▸ **To be done**
Omit every picture, and retype the lines that run from the beginning of the data below through the line containing "linewidth=3.0, ax=ax_em, alpha=0.9)", inclusive.
[Start Data rows]
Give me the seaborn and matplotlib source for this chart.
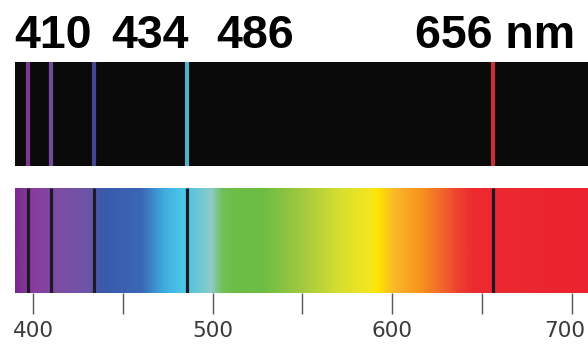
import numpy as np
import seaborn as sns
import matplotlib.pyplot as plt
import matplotlib.transforms as mtransforms
from matplotlib.colors import LinearSegmentedColormap

# hydrogen balmer lines (nm)
line_nm = [397, 410, 434, 486, 656]
line_colors = ['#8a3c9e', '#7d52ad', '#4b4ca6', '#5fc2de', '#dc343a']
label_nm = ['410', '434', '486', '656 nm']
label_x = [14, 111, 216, 415]  # left edges in pixels

tick_nm = [400, 450, 500, 550, 600, 650, 700]
tick_labels = ['400', '', '500', '', '600', '', '700']

# spectrum colour stops
stop_nm = [390, 398, 415, 432, 437, 460, 473, 482, 490, 499, 505, 512, 528,
           549, 571, 588, 592, 602, 616, 627, 638, 646, 709]
stop_colors = ['#782a8e', '#8a3a9c', '#7b4fa5', '#6a55a8', '#3a58a8', '#3b68b6',
               '#40ade0', '#4ac4e8', '#62c6d8', '#8ccbc8', '#72c05a', '#6cbe45',
               '#6dbd45', '#a0c840', '#d6df30', '#f5e61e', '#fde500', '#fbb62a',
               '#f7941d', '#f26b2a', '#ee3e2f', '#ec2a2f', '#eb2330']

xmin, xmax = stop_nm[0], stop_nm[-1]

sns.set_theme(style='white')
fig = plt.figure(figsize=(5.88, 3.46), dpi=100)

ax_em = fig.add_axes([15 / 588, (346 - 166) / 346, 573 / 588, 104 / 346])
ax_ab = fig.add_axes([15 / 588, (346 - 293) / 346, 573 / 588, 105 / 346])

# emission spectrum
ax_em.set_facecolor('#0a0a0a')
for nm, c in zip(line_nm, line_colors):
    sns.rugplot(x=[nm], height=1, color=c, linewidth=3.0, ax=ax_em, alpha=0.9)

# absorption spectrum
pos = [(s - xmin) / (xmax - xmin) for s in stop_nm]
cmap = LinearSegmentedColormap.from_list('spec', list(zip(pos, stop_colors)))
grad = np.linspace(0, 1, 1000).reshape(1, -1)
ax_ab.imshow(grad, cmap=cmap, aspect='auto', extent=[xmin, xmax, 0, 1])
sns.rugplot(x=line_nm, height=1, color='#1b1a26', linewidth=2.3, ax=ax_ab)

for ax in (ax_em, ax_ab):
    ax.set_xlim(xmin, xmax)
    ax.set_ylim(0, 1)
    ax.set_yticks([])
    sns.despine(ax=ax, left=True, bottom=True)

ax_em.set_xticks([])
ax_ab.set_xticks(tick_nm)
ax_ab.set_xticklabels(tick_labels, fontsize=15.5, color='#3a3a3a')
ax_ab.tick_params(axis='x', direction='out', length=15, width=1,
                  color='#555555', pad=5, bottom=True)

# last label sits a bit left of its tick so it stays inside the picture
last = ax_ab.get_xticklabels()[-1]
last.set_transform(last.get_transform() +
                   mtransforms.ScaledTranslation(-0.07, 0, fig.dpi_scale_trans))

for txt, px in zip(label_nm, label_x):
    fig.text(px / 588, (346 - 48) / 346, txt, fontsize=33.5, fontweight='bold',
             family='Liberation Sans', color='black', va='baseline', ha='left')

fig.savefig('out.png', dpi=100)
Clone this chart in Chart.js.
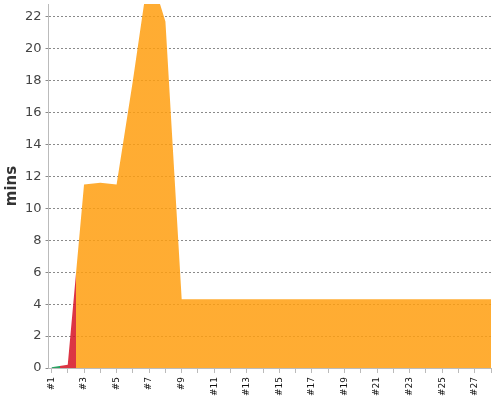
<!DOCTYPE html>
<html>
<head>
<meta charset="utf-8">
<script src="https://cdn.jsdelivr.net/npm/chart.js@4.4.1/dist/chart.umd.min.js"></script>
<style>
  html, body { margin: 0; padding: 0; background: #fff; }
  #wrap { width: 500px; height: 400px; }
</style>
</head>
<body>
<div id="wrap"><canvas id="myChart"></canvas></div>
<script>
let labels = ["#1", "#2", "#3", "#4", "#5", "#6", "#7", "#8", "#9", "#10",
  "#11", "#12", "#13", "#14", "#15", "#16", "#17", "#18", "#19", "#20",
  "#21", "#22", "#23", "#24", "#25", "#26", "#27", "#28"];
let mins = [0.05, 0.2, 11.5, 11.6, 11.5, 18.0, 25.0, 21.7, 4.3, 4.3,
  4.3, 4.3, 4.3, 4.3, 4.3, 4.3, 4.3, 4.3, 4.3, 4.3,
  4.3, 4.3, 4.3, 4.3, 4.3, 4.3, 4.3, 4.3];
// colour of the area around each point
let status = ["ok", "bad", "warn", "warn", "warn", "warn", "warn", "warn", "warn", "warn",
  "warn", "warn", "warn", "warn", "warn", "warn", "warn", "warn", "warn", "warn",
  "warn", "warn", "warn", "warn", "warn", "warn", "warn", "warn"];
let statusColors = {
  ok: "rgba(4, 145, 70, 0.85)",
  bad: "rgba(214, 18, 35, 0.85)",
  warn: "rgba(255, 158, 15, 0.85)"
};

// points placed by run index so the x axis can start a little before #1
let points = mins.map((v, i) => ({ x: i, y: v }));

// horizontal gradient with hard stops half way between points of different status
function areaColor(context) {
  let chart = context.chart;
  let area = chart.chartArea;
  if (!area) return statusColors.warn;
  let x = chart.scales.x;
  let w = area.right - area.left;
  let g = chart.ctx.createLinearGradient(area.left, 0, area.right, 0);
  g.addColorStop(0, statusColors[status[0]]);
  for (let i = 0; i < status.length - 1; i++) {
    if (status[i] !== status[i + 1]) {
      let px = (x.getPixelForValue(i) + x.getPixelForValue(i + 1)) / 2;
      let f = Math.min(1, Math.max(0, (px - area.left) / w));
      g.addColorStop(f, statusColors[status[i]]);
      g.addColorStop(f, statusColors[status[i + 1]]);
    }
  }
  g.addColorStop(1, statusColors[status[status.length - 1]]);
  return g;
}

// drop the extra room chart.js keeps for the end labels
function noEdgePadding(scale) {
  scale.paddingTop = 0;
  scale.paddingBottom = 0;
  scale.paddingLeft = 0;
  scale.paddingRight = 0;
}

let ctx = document.getElementById("myChart").getContext("2d");

let chart = new Chart(ctx, {
  type: "line",
  data: {
    datasets: [{
      label: "mins",
      data: points,
      fill: "origin",
      backgroundColor: areaColor,
      borderWidth: 0,
      pointRadius: 0,
      tension: 0
    }]
  },
  options: {
    responsive: true,
    maintainAspectRatio: false,
    animation: false,
    layout: { padding: { top: 4, right: 9, left: 3, bottom: 0 } },
    plugins: {
      legend: { display: false },
      tooltip: { enabled: false }
    },
    scales: {
      x: {
        type: "linear",
        min: -0.18,
        max: labels.length - 1,
        afterFit: noEdgePadding,
        border: { display: true, color: "#bbb" },
        grid: { drawOnChartArea: false, drawTicks: true, tickLength: 5, color: "#bbb" },
        ticks: {
          stepSize: 1,
          includeBounds: false,
          autoSkip: false,
          minRotation: 90,
          maxRotation: 90,
          padding: 4,
          color: "#111",
          font: { family: "DejaVu Sans", size: 9 },
          callback: function (value) {
            return Number.isInteger(value) && value % 2 === 0 ? labels[value] : "";
          }
        }
      },
      y: {
        min: 0,
        max: 22.8,
        afterFit: noEdgePadding,
        border: { display: true, color: "#bbb", dash: [2, 2] },
        grid: { color: "rgba(60, 60, 60, 0.6)", tickLength: 3 },
        ticks: {
          stepSize: 2,
          includeBounds: false,
          padding: 4,
          color: "#444",
          font: { family: "DejaVu Sans", size: 13 }
        },
        title: {
          display: true,
          text: "mins",
          color: "#333",
          padding: { top: 0, bottom: 0 },
          font: { family: "DejaVu Sans", size: 15, weight: "bold" }
        }
      }
    }
  }
});
</script>
</body>
</html>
[End Data rows]
▸ **Result of this exercise**
Give me the seaborn and matplotlib source for this chart.
import numpy as np
import seaborn as sns
import matplotlib.pyplot as plt
import matplotlib.transforms as mtransforms
from matplotlib.colors import LinearSegmentedColormap

# hydrogen balmer lines (nm)
line_nm = [397, 410, 434, 486, 656]
line_colors = ['#8a3c9e', '#7d52ad', '#4b4ca6', '#5fc2de', '#dc343a']
label_nm = ['410', '434', '486', '656 nm']
label_x = [14, 111, 216, 415]  # left edges in pixels

tick_nm = [400, 450, 500, 550, 600, 650, 700]
tick_labels = ['400', '', '500', '', '600', '', '700']

# spectrum colour stops
stop_nm = [390, 398, 415, 432, 437, 460, 473, 482, 490, 499, 505, 512, 528,
           549, 571, 588, 592, 602, 616, 627, 638, 646, 709]
stop_colors = ['#782a8e', '#8a3a9c', '#7b4fa5', '#6a55a8', '#3a58a8', '#3b68b6',
               '#40ade0', '#4ac4e8', '#62c6d8', '#8ccbc8', '#72c05a', '#6cbe45',
               '#6dbd45', '#a0c840', '#d6df30', '#f5e61e', '#fde500', '#fbb62a',
               '#f7941d', '#f26b2a', '#ee3e2f', '#ec2a2f', '#eb2330']

xmin, xmax = stop_nm[0], stop_nm[-1]

sns.set_theme(style='white')
fig = plt.figure(figsize=(5.88, 3.46), dpi=100)

ax_em = fig.add_axes([15 / 588, (346 - 166) / 346, 573 / 588, 104 / 346])
ax_ab = fig.add_axes([15 / 588, (346 - 293) / 346, 573 / 588, 105 / 346])

# emission spectrum
ax_em.set_facecolor('#0a0a0a')
for nm, c in zip(line_nm, line_colors):
    sns.rugplot(x=[nm], height=1, color=c, linewidth=3.0, ax=ax_em, alpha=0.9)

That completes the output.